On February 13, 2009 12:20:21 PM -0500 Miles Nordin <car...@ivy.net> wrote:
"fc" == Frank Cusack <fcus...@fcusack.com> writes:
>> Dropping a flush-cache command is just as bad as dropping a
>> write.
fc> Not that it matters, but it seems obvious that this is wrong
fc> or anyway an exaggeration. Dropping a flush-cache just means
fc> that you have to wait until the device is quiesced before the
fc> data is consistent.
fc> Dropping a write is much much worse.
backwards i think. Dropping a flush-cache is WORSE than dropping the
flush-cache plus all writes after the flush-cache. The problem that
causes loss of whole pools rather than loss of recently-written data
isn't that you're writing too little.

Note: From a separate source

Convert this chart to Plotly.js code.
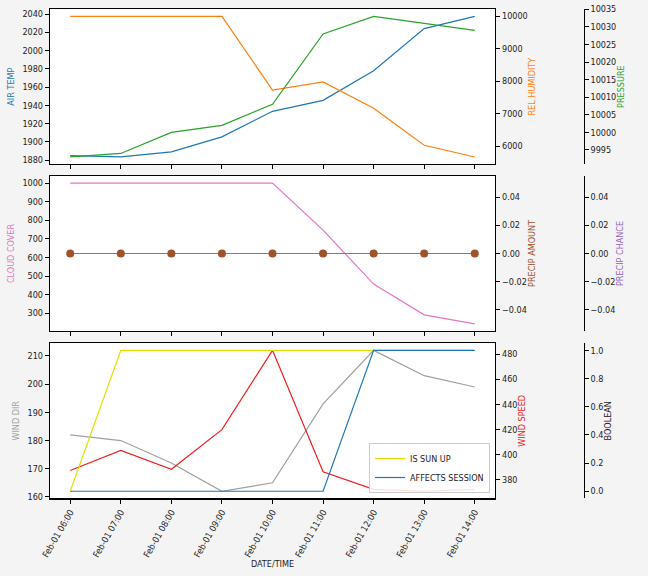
<!DOCTYPE html>
<html>
<head>
<meta charset="utf-8">
<script src="https://cdn.plot.ly/plotly-3.0.1.min.js"></script>
<style>html,body{margin:0;padding:0;background:#f4f4f4;}#chart{width:648px;height:576px;}</style>
</head>
<body>
<div id="chart"></div>
<script>
// ---- data ----
const dates = ['2021-02-01 06:00','2021-02-01 07:00','2021-02-01 08:00','2021-02-01 09:00','2021-02-01 10:00','2021-02-01 11:00','2021-02-01 12:00','2021-02-01 13:00','2021-02-01 14:00'];
const airTemp = [1885, 1883.5, 1889, 1905.5, 1933.5, 1945.5, 1978, 2024, 2037.5];
const relHumidity = [10000, 10000, 10000, 10000, 7730, 7980, 7170, 6030, 5670];
const pressure = [9993, 9994, 10000, 10002, 10008, 10028, 10033, 10031, 10029];
const cloudCover = [1000, 1000, 1000, 1000, 1000, 747, 457, 292, 243];
const precipAmount = [0, 0, 0, 0, 0, 0, 0, 0, 0];
const precipChance = [0, 0, 0, 0, 0, 0, 0, 0, 0];
const windDir = [182, 180, 172, 162, 165, 193, 212, 203, 199];
const windSpeed = [387.5, 403.5, 388.5, 420, 483, 386.5, 372.5, 371, 372.5];
const isSunUp = [0, 1, 1, 1, 1, 1, 1, 1, 1];
const affectsSession = [0, 0, 0, 0, 0, 0, 1, 1, 1];

// ---- helpers ----
function pad(arr){
  let lo = Math.min(...arr), hi = Math.max(...arr);
  if (hi === lo){ lo -= 0.05; hi += 0.05; }
  const r = hi - lo;
  return [lo - 0.05*r, hi + 0.05*r];
}
const ms = dates.map(s => new Date(s.replace(' ','T') + ':00Z').getTime());
const span = ms[ms.length-1] - ms[0];
const xRange = [ms[0] - 0.05*span, ms[ms.length-1] + 0.05*span];

const C = {
  temp:'#1f77b4', hum:'#ff7f0e', pres:'#2ca02c',
  cloud:'#e377c2', pamt:'#a0522d', pch:'#9467bd',
  wdir:'#a0a0a0', wspd:'#ee2020', sun:'#e0e000', aff:'#1f77b4'
};
const FONT = 'DejaVu Sans Condensed, DejaVu Sans, sans-serif';
const FS = 9;
const tickFont = {family: FONT, size: FS, color: '#222'};
const titleFont = (c) => ({family: FONT, size: FS, color: c});

const W = 648, H = 576;
const xDom = [50/W, 495/W];
const freePos = 583.5/W;
const dTop = [1-164/H, 1-9.3/H];
const dMid = [1-331/H, 1-176/H];
const dBot = [1-498.3/H, 1-343.3/H];

function xAxis(showLabels, anchor){
  const a = {
    type:'date', domain:xDom, anchor:anchor, range:xRange,
    showline:true, linecolor:'#000', linewidth:1.2, mirror:true,
    ticks:'outside', ticklen:4, tickcolor:'#000', tickwidth:1,
    dtick:3600000, tick0:ms[0], tickformat:'%b-%d %H:%M',
    tickangle:-60, tickfont:tickFont, showgrid:false, zeroline:false,
    showticklabels:showLabels, automargin:false
  };
  if (showLabels){ a.title = {text:'DATE/TIME', font:titleFont('#222'), standoff:2}; }
  return a;
}
function yAxis(opts){
  return Object.assign({
    showgrid:false, zeroline:false, showline:true, linecolor:'#000', linewidth:1.2,
    ticks:'outside', ticklen:4, tickcolor:'#000', tickwidth:1,
    tickfont:tickFont, automargin:false, exponentformat:'none'
  }, opts);
}

const line = (x, y, xa, ya, color, name, legend) => ({
  type:'scatter', mode:'lines', x:x, y:y, xaxis:xa, yaxis:ya, name:name,
  line:{color:color, width:1.2}, showlegend:!!legend
});

const traces = [
  line(dates, airTemp, 'x', 'y', C.temp, 'AIR TEMP'),
  line(dates, relHumidity, 'x', 'y2', C.hum, 'REL HUMIDITY'),
  line(dates, pressure, 'x', 'y3', C.pres, 'PRESSURE'),
  line(dates, cloudCover, 'x2', 'y4', C.cloud, 'CLOUD COVER'),
  line(dates, precipChance, 'x2', 'y5', C.pch, 'PRECIP CHANCE'),
  {type:'scatter', mode:'markers', x:dates, y:precipAmount, xaxis:'x2', yaxis:'y6', name:'PRECIP AMOUNT',
   marker:{color:C.pamt, size:8}, showlegend:false},
  line(dates, windDir, 'x3', 'y7', C.wdir, 'WIND DIR'),
  line(dates, windSpeed, 'x3', 'y8', C.wspd, 'WIND SPEED'),
  line(dates, isSunUp, 'x3', 'y9', C.sun, 'IS SUN UP', true),
  line(dates, affectsSession, 'x3', 'y9', C.aff, 'AFFECTS SESSION', true)
];

const layout = {
  width:W, height:H, autosize:false,
  margin:{l:0, r:0, t:0, b:0},
  paper_bgcolor:'#f4f4f4', plot_bgcolor:'#ffffff',
  font:{family:FONT, size:FS, color:'#222'},
  showlegend:true,
  legend:{x:490/W, y:1-493/H, xanchor:'right', yanchor:'bottom',
          bgcolor:'rgba(255,255,255,0.85)', bordercolor:'#cccccc', borderwidth:1,
          font:{family:FONT, size:FS, color:'#222'}, tracegroupgap:0,
          itemwidth:30},
  xaxis: xAxis(false, 'y'),
  xaxis2: xAxis(false, 'y4'),
  xaxis3: xAxis(true, 'y7'),
  yaxis: yAxis({domain:dTop, anchor:'x', mirror:true, range:pad(airTemp), dtick:20, tickformat:'d',
                title:{text:'AIR TEMP', font:titleFont(C.temp), standoff:6}}),
  yaxis2: yAxis({overlaying:'y', side:'right', anchor:'x', range:pad(relHumidity), dtick:1000, tickformat:'d',
                title:{text:'REL HUMIDITY', font:titleFont(C.hum), standoff:2}}),
  yaxis3: yAxis({overlaying:'y', side:'right', anchor:'free', position:freePos, range:pad(pressure), dtick:5, tickformat:'d',
                title:{text:'PRESSURE', font:titleFont(C.pres), standoff:2}}),
  yaxis4: yAxis({domain:dMid, anchor:'x2', mirror:true, range:pad(cloudCover), dtick:100, tickformat:'d',
                title:{text:'CLOUD COVER', font:titleFont(C.cloud), standoff:6}}),
  yaxis5: yAxis({overlaying:'y4', side:'right', anchor:'free', position:freePos, range:pad(precipChance), dtick:0.02, tick0:0, tickformat:'.2f',
                title:{text:'PRECIP CHANCE', font:titleFont(C.pch), standoff:2}}),
  yaxis6: yAxis({overlaying:'y4', side:'right', anchor:'x2', range:pad(precipAmount), dtick:0.02, tick0:0, tickformat:'.2f',
                title:{text:'PRECIP AMOUNT', font:titleFont(C.pamt), standoff:2}}),
  yaxis7: yAxis({domain:dBot, anchor:'x3', mirror:true, range:pad(windDir), dtick:10, tickformat:'d',
                title:{text:'WIND DIR', font:titleFont(C.wdir), standoff:6}}),
  yaxis8: yAxis({overlaying:'y7', side:'right', anchor:'x3', range:pad(windSpeed), dtick:20, tickformat:'d',
                title:{text:'WIND SPEED', font:titleFont(C.wspd), standoff:2}}),
  yaxis9: yAxis({overlaying:'y7', side:'right', anchor:'free', position:freePos, range:pad(isSunUp.concat(affectsSession)), dtick:0.2, tick0:0, tickformat:'.1f',
                title:{text:'BOOLEAN', font:titleFont('#222'), standoff:2}})
};

Plotly.newPlot('chart', traces, layout, {staticPlot:true, displayModeBar:false});
</script>
</body>
</html>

It's that you're dropping the
barrier and misordering the writes. consequently you lose *everything
you've ever written,* which is much worse than losing some recent
writes, even a lot of them.
Who said dropping a flush-cache means dropping any subsequent writes,
or misordering writes? If you're misordering writes isn't that a
completely different problem? Even then, I don't see how it's worse
than DROPPING a write. The data eventually gets to disk, and at that
point in time, the disk is consistent. When dropping a write, the data
never makes it to disk, ever.
In the face of a power loss, of course these result in the same problem,
but even without a power loss the drop of a write is "catastrophic".